Waterbuck hunting varies mostly by habitat. It seems to me they are sort of “medium” in wariness, not as crafty as the spiral horns, nor as trusting as the damaliscs. In thicker cover, I’ve seen bulls evaporate when we thought we had them dead to rights, but I’ve also seen amazing disappearing acts in wide-open country!

Because they are often seen in numbers on treeless floodplains, shooting distances can be longer than with many African animals. This is risky for two reasons: First, although you don’t hear this much, my experience is the waterbuck is among the tougher antelopes. Poorly hit, they are likely to cover much country and, if they get into wet ground (often nearby), recovery can be difficult.
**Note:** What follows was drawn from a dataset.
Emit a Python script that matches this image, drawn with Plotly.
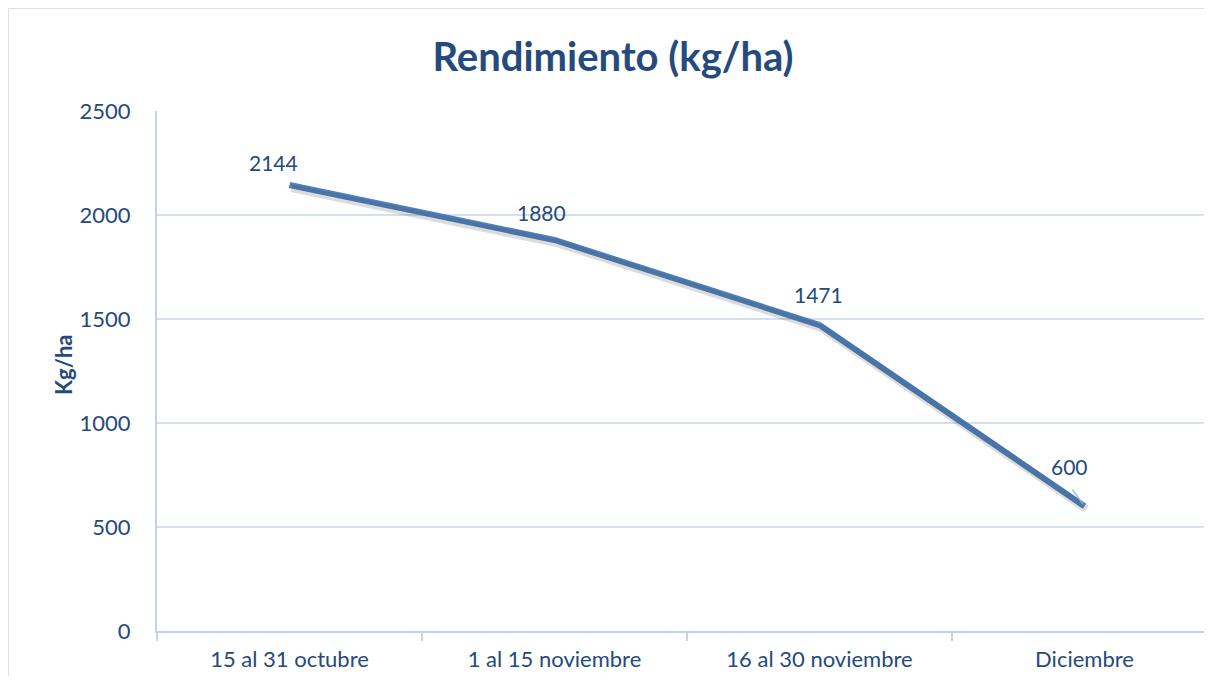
import plotly.graph_objects as go

categories = ["15 al 31 octubre", "1 al 15 noviembre", "16 al 30 noviembre", "Diciembre"]
rendimiento = [2144, 1880, 1471, 600]
label_xshift = [-16, -13, -1, -15]
label_yshift = [23, 27, 31, 40]
leader_offsets = [None, None, (-1, -6), (-13, -18)]
y_ticks = [0, 500, 1000, 1500, 2000, 2500]

TEXT = "#254A7C"
LINE = "#4F81BD"
GRID = "#D5E0EF"
AXIS = "#C3D3E9"
FONT = "Lato"

# page has an 8px body margin; size the figure to fit the window
W, H = 1196, 668
L, R, T, B = 149, 0, 103, 45
pw = W - L - R
ph = H - T - B
CAT_PX = 265
x_range = [-0.5, -0.5 + pw / CAT_PX]
y_range = [0, 2500]

# shadow offset (px) for the line
sdx, sdy = 2, 3
x_range2 = [x_range[0] - sdx / CAT_PX, x_range[1] - sdx / CAT_PX]
dy = sdy * (y_range[1] - y_range[0]) / ph
y_range2 = [y_range[0] + dy, y_range[1] + dy]

fig = go.Figure()
fig.add_trace(go.Scatter(
    x=list(range(len(categories))), y=rendimiento, mode="lines",
    line=dict(color="rgba(60,60,60,0.18)", width=8),
    xaxis="x2", yaxis="y2", hoverinfo="skip", showlegend=False,
))
fig.add_trace(go.Scatter(
    x=categories, y=rendimiento, mode="lines",
    line=dict(color=LINE, width=6),
    hoverinfo="skip", showlegend=False,
))

for c, v, dx, dy_ in zip(categories, rendimiento, label_xshift, label_yshift):
    fig.add_annotation(x=c, y=v, text=str(v), showarrow=False,
                       xshift=dx, yshift=dy_,
                       font=dict(family=FONT, size=21, color=TEXT))

for c, v, off in zip(categories, rendimiento, leader_offsets):
    if off is None:
        continue
    fig.add_annotation(x=c, y=v, text="", showarrow=True, arrowhead=0,
                       ax=off[0], ay=off[1], arrowwidth=1.2, arrowcolor="#93B1DB",
                       standoff=2)

fig.add_annotation(text="<b>Kg/ha</b>", xref="paper", yref="paper",
                   x=(55 - L) / pw, y=(H - B - 357) / ph, showarrow=False,
                   xanchor="center", yanchor="middle",
                   textangle=-90, font=dict(family=FONT, size=22, color=TEXT))

# outer chart border (left and top edges visible)
bx = (0 - L) / pw
by = (H - B - 0) / ph
fig.add_shape(type="line", xref="paper", yref="paper", x0=bx, x1=bx, y0=by, y1=-0.2,
              line=dict(color="#D9E2EE", width=2))
fig.add_shape(type="line", xref="paper", yref="paper", x0=bx, x1=1.05, y0=by, y1=by,
              line=dict(color="#D9E2EE", width=2))

fig.update_layout(
    width=W, height=H,
    margin=dict(l=L, r=R, t=T, b=B),
    paper_bgcolor="white", plot_bgcolor="white",
    title=dict(text="<b>Rendimiento (kg/ha)</b>", x=605 / W, xanchor="center",
               y=1 - 49 / H, yanchor="middle",
               font=dict(family=FONT, size=40, color=TEXT)),
    xaxis=dict(
        type="category", range=x_range,
        showgrid=False, showline=True, linecolor=AXIS, linewidth=2,
        ticks="outside", tickson="boundaries", ticklen=8, tickcolor=AXIS, tickwidth=2,
        tickfont=dict(family=FONT, size=22, color=TEXT),
        ticklabelstandoff=8, fixedrange=True,
    ),
    xaxis2=dict(overlaying="x", range=x_range2, visible=False, fixedrange=True),
    yaxis=dict(
        range=y_range, tickvals=y_ticks,
        showgrid=True, gridcolor=GRID, gridwidth=1.5,
        showline=True, linecolor=AXIS, linewidth=2,
        zeroline=False, ticks="",
        tickfont=dict(family=FONT, size=22, color=TEXT),
        ticklabelstandoff=20, fixedrange=True,
    ),
    yaxis2=dict(overlaying="y", range=y_range2, visible=False, fixedrange=True),
)

fig.write_html("out.html")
Second, they are difficult to judge! To get those last couple inches of horn, you need careful views from multiple angles. Preferably as close as possible, best if there are other bulls for comparison. But you may not get a close look, and you’re unlikely to get more than one. So, if you want a waterbuck, you look as well and as hard as you can. Make your decision based on the best impression possible, but don’t dither. As with most animals, “ground shrinkage” is more common than “ground expansion.” With waterbuck, you’ll never be exactly certain until you apply the tape.

Flying over floodplains in coastal Mozambique, one can see hundreds of waterbucks and, often, giant bulls. Getting to them on the ground is a whole different story!